Kylie: I really love Thanksgiving! That’s one cool American thing to get into. Regardless of the controversy that Thanksgiving was built on, the tradition that it is today is a day to celebrate with family and eat pie and watch football. And really talk about what you’re thankful for, which we don’t often do with friends and family. That’s definitely a tradition I’d like to continue. And the hardest to leave behind would be the friendships. Over this past decade, I’ve really found family.
Jeta: What’s one of our customs that you could leave behind?
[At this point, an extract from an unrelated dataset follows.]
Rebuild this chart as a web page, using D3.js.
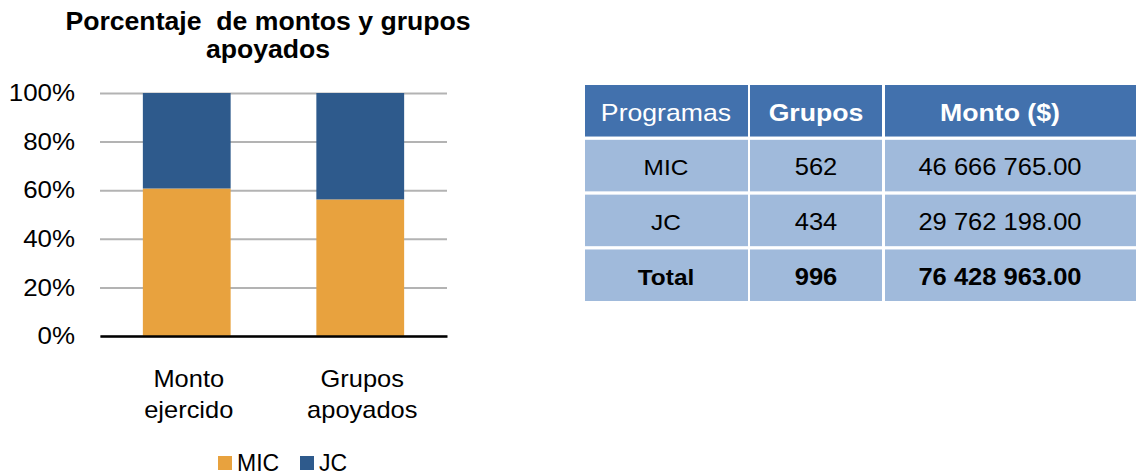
<!DOCTYPE html>
<html>
<head>
<meta charset="utf-8">
<script src="https://cdn.jsdelivr.net/npm/d3@7"></script>
<style>
  body { margin: 0; background: #fff; }
  svg { display: block; font-family: "Liberation Sans", Arial, sans-serif; }
  .y.axis text { font-size: 24px; fill: #000; }
  .y.axis line { stroke: #b3b3b3; stroke-width: 2; }
  .y.axis .domain { display: none; }
  .x.axis .domain { stroke: #000; stroke-width: 2.5; }
  .x.axis text { font-size: 24px; fill: #000; }
</style>
</head>
<body>
<script>
// Daten
var categorias = ["Monto ejercido", "Grupos apoyados"];
var series = ["MIC", "JC"];
var micPct = [60.7, 56.2];
var jcPct = [39.3, 43.8];
var yTicks = [0, 20, 40, 60, 80, 100];

// Tabelle
var encabezados = ["Programas", "Grupos", "Monto ($)"];
var programas = ["MIC", "JC", "Total"];
var grupos = ["562", "434", "996"];
var montos = ["46 666 765.00", "29 762 198.00", "76 428 963.00"];

var colores = {MIC: "#e8a23e", JC: "#2e5a8c"};

// Text horizontal strecken (Original ist etwas breiter)
function estirar(sel, s) {
  sel.attr("transform", function () {
    var x = +this.getAttribute("x") || 0;
    return "translate(" + x + ",0) scale(" + s + ",1) translate(" + (-x) + ",0)";
  });
}

var svg = d3.select("body").append("svg")
  .attr("width", 1136)
  .attr("height", 476);

// Titel
svg.append("text")
  .attr("x", 268).attr("y", 30)
  .attr("text-anchor", "middle")
  .style("font-size", "25px").style("font-weight", "bold")
  .style("white-space", "pre")
  .text("Porcentaje  de montos y grupos")
  .call(estirar, 1.065);
svg.append("text")
  .attr("x", 268).attr("y", 58)
  .attr("text-anchor", "middle")
  .style("font-size", "25px").style("font-weight", "bold")
  .text("apoyados")
  .call(estirar, 1.065);

// Skalen
var xScale = d3.scaleBand()
  .domain(categorias)
  .range([100, 447])
  .paddingInner(0.494)
  .paddingOuter(0.247);

var yScale = d3.scaleLinear()
  .domain([0, 100])
  .range([336, 93]);

// Y Achse mit Gitterlinien
var yAxis = svg.append("g")
  .attr("class", "y axis")
  .attr("transform", "translate(100,0)")
  .call(d3.axisLeft(yScale)
    .tickValues(yTicks)
    .tickSize(-347)
    .tickPadding(25)
    .tickFormat(function (d) { return d + "%"; }));
yAxis.selectAll(".tick text").call(estirar, 1.08);

// gestapelte Balken
var filas = categorias.map(function (c, i) { return {cat: c, MIC: micPct[i], JC: jcPct[i]}; });
var stack = d3.stack().keys(series)(filas);

svg.append("g").selectAll("g")
  .data(stack)
  .join("g")
  .attr("fill", function (d) { return colores[d.key]; })
  .selectAll("rect")
  .data(function (d) { return d; })
  .join("rect")
  .attr("x", function (d) { return xScale(d.data.cat); })
  .attr("width", xScale.bandwidth())
  .attr("y", function (d) { return yScale(d[1]); })
  .attr("height", function (d) { return yScale(d[0]) - yScale(d[1]); });

// X Achse
var xAxis = svg.append("g")
  .attr("class", "x axis")
  .attr("transform", "translate(0,336)")
  .call(d3.axisBottom(xScale).tickSize(0).tickSizeOuter(0).tickPadding(0));

xAxis.selectAll(".tick text")
  .each(function (d) {
    var t = d3.select(this).text(null).attr("x", 2).attr("y", 0).attr("dy", null);
    d.split(" ").forEach(function (w, i) {
      t.append("tspan").attr("x", 2).attr("y", 51 + i * 31).text(w);
    });
  })
  .call(estirar, 1.06);

// Legende
var legende = svg.append("g").selectAll("g")
  .data(series)
  .join("g")
  .attr("transform", function (d, i) { return "translate(" + (218 + i * 82) + ",456)"; });
legende.append("rect")
  .attr("width", 14).attr("height", 14)
  .attr("fill", function (d) { return colores[d]; });
legende.append("text")
  .attr("x", 19).attr("y", 15)
  .style("font-size", "23px")
  .text(function (d) { return d; });

// Tabelle zeichnen
var filasTabla = ["head"].concat(programas);
var yFila = d3.scaleBand()
  .domain(filasTabla)
  .range([85, 301])
  .paddingInner(0.06);

var colIzq = [585, 750, 885];
var colAncho = [163, 132, 251];
var colCentro = [666, 816, 1000];

var celdas = [];
filasTabla.forEach(function (f, r) {
  var textos = r === 0 ? encabezados : [programas[r - 1], grupos[r - 1], montos[r - 1]];
  textos.forEach(function (t, c) {
    celdas.push({fila: f, r: r, c: c, texto: t});
  });
});

var tabla = svg.append("g");
tabla.selectAll("rect")
  .data(celdas)
  .join("rect")
  .attr("x", function (d) { return colIzq[d.c]; })
  .attr("width", function (d) { return colAncho[d.c]; })
  .attr("y", function (d) { return yFila(d.fila); })
  .attr("height", yFila.bandwidth())
  .attr("fill", function (d) { return d.r === 0 ? "#4271ad" : "#a0badb"; });

tabla.selectAll("text")
  .data(celdas)
  .join("text")
  .attr("x", function (d) { return colCentro[d.c]; })
  .attr("y", function (d) { return yFila(d.fila) + yFila.bandwidth() / 2; })
  .attr("dy", "0.43em")
  .attr("text-anchor", "middle")
  .attr("fill", function (d) { return d.r === 0 ? "#fff" : "#000"; })
  .style("font-size", function (d) {
    if (d.r === 0) return "24px";
    return d.c === 0 ? "22px" : "23px";
  })
  .style("font-weight", function (d) {
    if (d.r === 0) return d.c === 0 ? "normal" : "bold";
    return d.r === 3 ? "bold" : "normal";
  })
  .text(function (d) { return d.texto; })
  .call(estirar, 1.11);
</script>
</body>
</html>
Kylie: I think it’s the concept of paid maternity leave being nonexistent. And then of course (not having) free healthcare. And back home education is just easier. I had friends in college (Notre Dame) that would go to school one semester then take the next off to work. That’s so scary to me, the concept of education being so hard to attain. It’s limited and really classist.
Jeta: What in the US reminds you of home?
Kylie: Certainly not this bloody snow! When I was 20, I saw snow for the first time. I loved it. It was magical. I still get excited when it snows the first time, then it turns to slush and I’m breaking my ass (laughs). But I visited a girlfriend in San Diego and while I was walking down the street, I could smell eucalyptus. They have a lot of eucalyptus trees out there. And the sun was shining over the trees. Something about that scent just brought on the nostalgia. I felt like I was home.
Jeta: Last Question. How do you feel about Philadelphia?
Kylie: I’ve been fortunate enough to travel to a lot of places while I was coaching but ultimately I love Philadelphia. I love how accessible it is. It’s a big city but it’s still not overwhelming. It’s relatively affordable. My quality of life here is great. I rent an apartment that would probably be an $8,000 apartment in New York or San Francisco. But we’re definitely not paying that much! I love working in Old City, where the oldest street in America is right up the block. It’s kinda cool. And we do have a great food and restaurant scene here.
Happy anniversary and happy early Australia Day!!!